• _What to produce_: Don't include pictures. Quote the lines below from the first through the line that contains "700, 800, 900];".

• _Recorded data_:
** Start **

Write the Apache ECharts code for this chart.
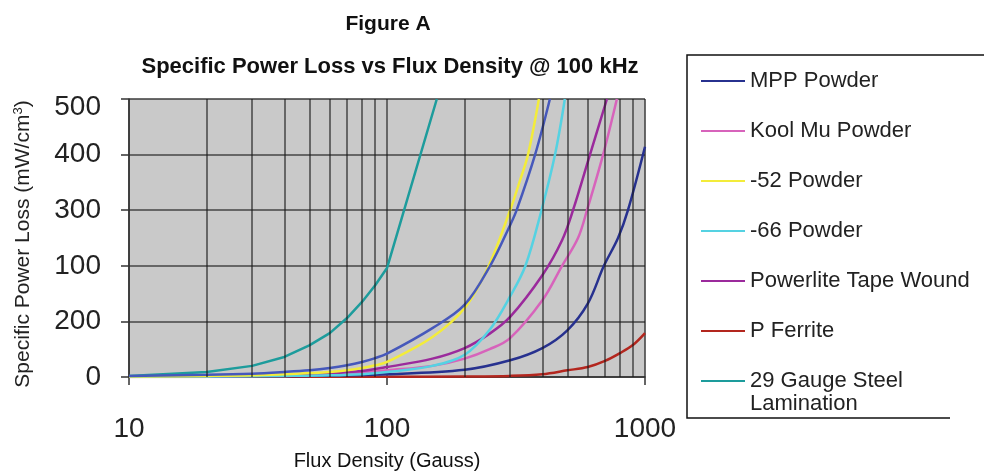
<!DOCTYPE html>
<html>
<head>
<meta charset="utf-8">
<script src="https://cdn.jsdelivr.net/npm/echarts@6/dist/echarts.min.js"></script>
<style>
  html, body { margin: 0; padding: 0; background: #fff; }
  #chart { width: 984px; height: 472px; }
</style>
</head>
<body>
<div id="chart"></div>
<script>
// y tick labels as printed on the original figure (bottom to top)
var yTickLabels = ['0', '200', '100', '300', '400', '500'];
// extra vertical grid lines of the log axis
var xGridValues = [20, 30, 40, 50, 60, 70, 80, 90, 200, 300, 400, 500, 600, 700, 800, 900];

// [flux density (Gauss), loss]
var mppPowder = [[10, 0.5], [20, 1], [50, 2], [100, 5], [200, 13], [300, 30], [400, 52], [500, 84], [600, 132], [693, 200], [786, 250], [859, 300], [1000, 414]];
var mppPowderB = [[10, 2], [20, 4], [30, 6], [40, 9], [50, 12], [60, 16], [70, 21], [80, 27], [90, 34], [100, 42], [150, 88], [200, 130], [251, 200], [300, 273], [318, 300], [375, 400], [428, 500]];
var koolMuPowder = [[10, 0.5], [20, 1], [40, 3], [60, 5], [80, 8], [100, 12], [150, 20], [200, 33], [250, 50], [300, 70], [400, 138], [477, 200], [550, 250], [596, 300], [688, 400], [778, 500]];
var powder52 = [[10, 1], [20, 2], [30, 3], [40, 5], [50, 7], [60, 9], [70, 12], [80, 16], [90, 21], [100, 27], [150, 72], [200, 124], [248, 200], [300, 300], [328, 354], [352, 400], [388, 500]];
var powder66 = [[10, 0.5], [20, 1], [40, 2], [60, 3], [80, 5], [100, 9], [150, 20], [200, 40], [250, 85], [300, 145], [344, 200], [397, 300], [448, 400], [489, 500]];
var powerliteTape = [[10, 1], [20, 2], [40, 4], [60, 7], [80, 11], [100, 18], [150, 33], [200, 52], [250, 78], [300, 108], [400, 183], [477, 246], [526, 300], [612, 400], [712, 500]];
var pFerrite = [[10, 0], [100, 0.5], [200, 1], [300, 2], [400, 5], [500, 12], [600, 18], [700, 29], [800, 43], [900, 58], [1000, 79]];
var steel29 = [[10, 2], [20, 9], [30, 20], [40, 36], [50, 57], [60, 79], [70, 106], [80, 135], [90, 165], [100, 196], [156, 500]];

var legendNames = ['MPP Powder', 'Kool Mu Powder', '-52 Powder', '-66 Powder', 'Powerlite Tape Wound', 'P Ferrite', '29 Gauge Steel'];

var chart = echarts.init(document.getElementById('chart'));

function curve(name, data, color, smooth) {
    return {
        name: name,
        type: 'line',
        data: data,
        showSymbol: false,
        symbol: 'none',
        smooth: smooth,
        color: color,
        lineStyle: { width: 2.5, color: color },
        z: 3
    };
}

var gridLineStyle = { color: 'rgba(25,25,25,0.75)', width: 1.5, type: 'solid' };

chart.setOption({
    animation: false,
    backgroundColor: '#fff',
    textStyle: { fontFamily: 'Liberation Sans, Arial, sans-serif' },
    title: [
        {
            text: 'Figure A',
            left: 383, top: 9, textAlign: 'center',
            textStyle: { fontSize: 21, fontWeight: 'bold', color: '#111' }
        },
        {
            text: 'Specific Power Loss vs Flux Density @ 100 kHz',
            left: 385, top: 51, textAlign: 'center',
            textStyle: { fontSize: 22, fontWeight: 'bold', color: '#111' }
        }
    ],
    grid: {
        left: 129, right: 339, top: 99, bottom: 95,
        outerBoundsMode: 'none',
        show: true, backgroundColor: '#c9c9c9', borderColor: '#aaa', borderWidth: 1
    },
    legend: {
        data: legendNames,
        orient: 'vertical',
        left: 696, top: 63,
        icon: 'rect',
        itemWidth: 44, itemHeight: 2,
        itemGap: 24,
        textStyle: { fontSize: 22, color: '#222', lineHeight: 26 }
    },
    xAxis: {
        type: 'log',
        logBase: 10,
        min: 10, max: 1000,
        name: 'Flux Density (Gauss)',
        nameLocation: 'middle',
        nameGap: 74,
        nameTextStyle: { fontSize: 20, color: '#111' },
        axisLine: { lineStyle: { color: '#333', width: 1.5 } },
        axisTick: { show: true, length: 8, lineStyle: { color: '#333', width: 1.5 } },
        axisLabel: {
            fontSize: 28, color: '#222', margin: 38,
            formatter: function (v) { return String(v); }
        },
        splitLine: { show: true, lineStyle: gridLineStyle }
    },
    yAxis: {
        type: 'value',
        min: 0, max: 500, interval: 100,
        name: '{a|Specific Power Loss (mW/cm}{s|3}{a|)}',
        nameLocation: 'middle',
        nameRotate: 90,
        nameGap: 94,
        nameTextStyle: {
            padding: [0, 12, 0, 0],
            rich: {
                a: { fontSize: 21, color: '#222' },
                s: { fontSize: 13, color: '#222', verticalAlign: 'bottom', padding: [0, 0, 10, 0] }
            }
        },
        axisLine: { show: true, lineStyle: { color: '#333', width: 1.5 } },
        axisTick: { show: true, length: 8, lineStyle: { color: '#333', width: 1.5 } },
        axisLabel: {
            fontSize: 28, color: '#222', margin: 28,
            formatter: function (v) {
                var i = Math.round(v / 100);
                return i === 5 ? '{top|' + yTickLabels[i] + '}' : yTickLabels[i];
            },
            rich: { top: { fontSize: 28, color: '#222', padding: [16, 0, 0, 0] } }
        },
        splitLine: { show: true, lineStyle: gridLineStyle }
    },
    graphic: [
        {
            type: 'polyline',
            shape: { points: [[950, 418], [687, 418], [687, 55], [984, 55]] },
            style: { fill: null, stroke: '#111', lineWidth: 1.5 }
        },
        {
            type: 'text',
            left: 750, top: 393,
            style: { text: 'Lamination', fontSize: 22, fill: '#222', fontFamily: 'Liberation Sans, Arial' }
        }
    ],
    series: [
        {
            name: 'grid',
            type: 'line',
            data: [[10, 0], [1000, 0]],
            symbol: 'none',
            lineStyle: { opacity: 0 },
            silent: true,
            z: 1,
            markLine: {
                silent: true,
                symbol: 'none',
                label: { show: false },
                lineStyle: gridLineStyle,
                data: xGridValues.map(function (v) { return { xAxis: v }; })
            }
        },
        curve('29 Gauge Steel', steel29, '#1d9c9c', false),
        curve('P Ferrite', pFerrite, '#b3261e', 0.35),
        curve('MPP Powder', mppPowder, '#27318f', 0.35),
        curve('Kool Mu Powder', koolMuPowder, '#d763bb', 0.35),
        curve('Powerlite Tape Wound', powerliteTape, '#9b2a9c', 0.35),
        curve('-66 Powder', powder66, '#55d2e2', 0.35),
        curve('-52 Powder', powder52, '#f3ec3a', 0.35),
        curve('MPP Powder ', mppPowderB, '#4658bb', 0.35)
    ]
});
</script>
</body>
</html>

** End **

• _Exercise response_:
Write the Apache ECharts code for this chart.
<!DOCTYPE html>
<html>
<head>
<meta charset="utf-8">
<script src="https://cdn.jsdelivr.net/npm/echarts@6/dist/echarts.min.js"></script>
<style>
  html, body { margin: 0; padding: 0; background: #fff; }
  #chart { width: 984px; height: 472px; }
</style>
</head>
<body>
<div id="chart"></div>
<script>
// y tick labels as printed on the original figure (bottom to top)
var yTickLabels = ['0', '200', '100', '300', '400', '500'];
// extra vertical grid lines of the log axis
var xGridValues = [20, 30, 40, 50, 60, 70, 80, 90, 200, 300, 400, 500, 600, 700, 800, 900];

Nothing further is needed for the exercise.